Nixon lied about covering up Watergate and the Republicans demanded his resignation. Bush I was crucified for promising, "No new taxes." Bush II was excoriated for saying the mission in Iraq was finished (one phase, actually, was.) Now, the current administration lies about everything, all-the-time, including the nationality of its leader. The attorney general stares down the cowardly Congress with obvious lies. Any rational republic would impeach him for lying. (PS, for those who missed it, Obama is still an Indonesian and Brit who was required to reject joint citizenship upon maturity to remain an American, and has not. Unless, that is a secret.)
The Executive officials lie to Congress, to the camera, to foreign leaders. Congress lies to the people. We have been programmed to ignore it and scandal is treated like a sporting contest, not a moral outrage. It is as if the game is to see if you can actually get the opponent in some board game. The media, in all its guises, acts like a troupe of cheerleaders.
Anyway, and I hope I have been on message; below is an excerpt from the Manchester Guardian I came across on Drudge. Yeah, yeah the paper is low-class, but it is the one who published Snowden's exhibits. The acceptable papers are part of the ruling class. It is the easy gambit to shrug off the Guardian's reports, but that does not negate actual documents.
Read through this section which is lifted from a report about British spying:
Notice the last section: 850,000 NSA employees and agents have access to Britain's data base. Start with that number: 850,000 people with the minimal "top secret" clearance. There are roughly 230,000,000 adults in the U.S.!
The unofficial number of NSA employees, however, is given as 60,000! This is an estimate based upon the alleged budget of the NSA, which, of course, is an open lie, a new form of double speak. There is never any analysis that is finite regarding the government; one only learns to distrust anything these people claim. This is part of the disconnect the people have from their government. The remedy is, in theory, an election, but we are given McCain and Romney as an alternative! The GOP has to go, either from within or without. Both parties want low voter interest, except for those getting free money.

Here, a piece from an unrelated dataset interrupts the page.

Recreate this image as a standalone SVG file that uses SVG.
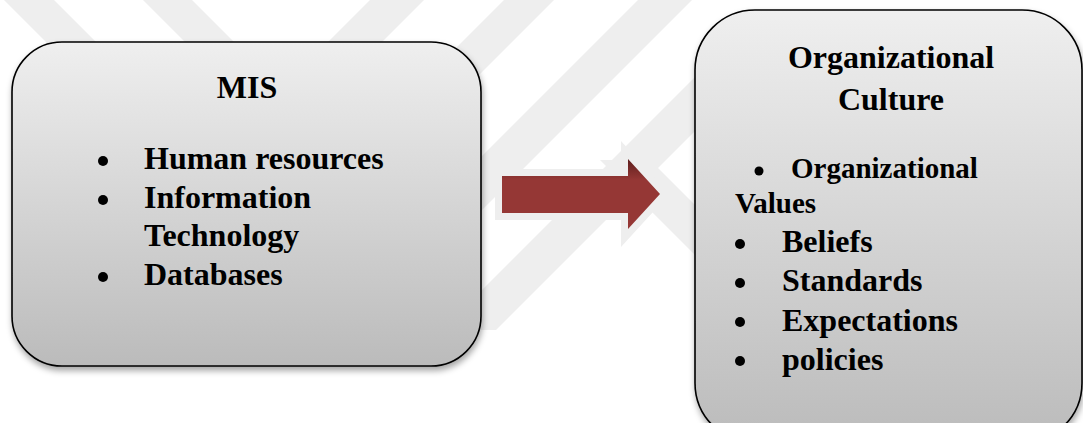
<svg xmlns="http://www.w3.org/2000/svg" width="1083" height="423" viewBox="0 0 1083 423">
  <style>
    .box { stroke: #000000; stroke-width: 1.6; fill: url(#boxGrad); filter: url(#shadow); }
    .t { font-family: "Liberation Serif", "Times New Roman", serif; font-weight: bold; fill: #000000; }
    .big { font-size: 32px; }
    .mid { font-size: 29px; }
    .band { fill: #eeeeee; }
    .dot { fill: #000000; }
  </style>
  <defs>
    <linearGradient id="boxGrad" x1="0" y1="0" x2="0" y2="1">
      <stop offset="0" stop-color="#efefef"/>
      <stop offset="1" stop-color="#bbbbbb"/>
    </linearGradient>
    <linearGradient id="arrowGrad" x1="0" y1="0" x2="0" y2="1">
      <stop offset="0" stop-color="#5e1f1d"/>
      <stop offset="0.3" stop-color="#953735"/>
      <stop offset="1" stop-color="#953735"/>
    </linearGradient>
    <filter id="shadow" x="-10%" y="-10%" width="120%" height="125%">
      <feDropShadow dx="1" dy="4" stdDeviation="3" flood-color="#000000" flood-opacity="0.35"/>
    </filter>
  </defs>

  <g id="watermark">
    <polygon class="band" points="4,0 54,0 134,80 84,80"/>
    <polygon class="band" points="143,0 192,0 272,80 223,80"/>
    <polygon class="band" points="370,0 424,0 364,60 310,60"/>
    <polygon class="band" points="504,0 554,0 474,80 424,80"/>
    <polygon class="band" points="638,0 692,0 472,220 418,220"/>
    <polygon class="band" points="712,60 766,60 496,330 442,330"/>
    <polygon class="band" points="600,160 650,160 770,280 720,280"/>
  </g>

  <g id="node-mis">
    <rect class="box" x="12" y="42" width="469" height="324" rx="50" ry="50"/>
    <text class="t big" x="247" y="98" text-anchor="middle">MIS</text>
    <circle class="dot" cx="103" cy="161" r="5"/>
    <text class="t big" x="144" y="169">Human resources</text>
    <circle class="dot" cx="103" cy="200" r="5"/>
    <text class="t big" x="144" y="207.7">Information</text>
    <text class="t big" x="144" y="246.4">Technology</text>
    <circle class="dot" cx="103" cy="277" r="5"/>
    <text class="t big" x="144" y="285">Databases</text>
  </g>

  <g id="connectors">
    <polygon points="502,176 628,176 628,159 660,194 628,229 628,213 502,213" fill="none" stroke="#eeeeee" stroke-width="14" stroke-linejoin="miter"/>
    <polygon points="502,176 628,176 628,159 660,194 628,229 628,213 502,213" fill="url(#arrowGrad)"/>
  </g>

  <g id="node-culture">
    <rect class="box" x="695" y="10" width="387" height="433" rx="60" ry="60"/>
    <text class="t big" x="891" y="68" text-anchor="middle">Organizational</text>
    <text class="t big" x="891" y="110" text-anchor="middle">Culture</text>
    <circle class="dot" cx="759" cy="171" r="4.5"/>
    <text class="t mid" x="791" y="178">Organizational</text>
    <text class="t mid" x="735" y="213">Values</text>
    <circle class="dot" cx="740" cy="244" r="5"/>
    <text class="t big" x="782" y="252">Beliefs</text>
    <circle class="dot" cx="740" cy="283" r="5"/>
    <text class="t big" x="782" y="291.3">Standards</text>
    <circle class="dot" cx="740" cy="322" r="5"/>
    <text class="t big" x="782" y="330.6">Expectations</text>
    <circle class="dot" cx="740" cy="361" r="5"/>
    <text class="t big" x="782" y="370">policies</text>
  </g>
</svg>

The article excerpt mentions a comment that the British data, which the NSA has, now, is far more extensive than what the U.S. would allow! This includes U.S. data ostensibly illegal for the NSA to have. On top of this, think what this means. The spies are controlled only by what they can get away with. If one is not caught, the argument extends, then all is fair.
The NSA recently reported only a few, certain people have the access Snowden claims to have had and they deny he had such access. In the middle of this never-ending lying, the NSA ignores the fact that Snowden had documents. You would think a journalist may have raised that odd contradiction. So, either the talking heads at the NSA are lying, again, are incompetent beyond any comfort level, or there is a conspiracy inside the NSA to feed documents to Snowden. All of the above are plausible.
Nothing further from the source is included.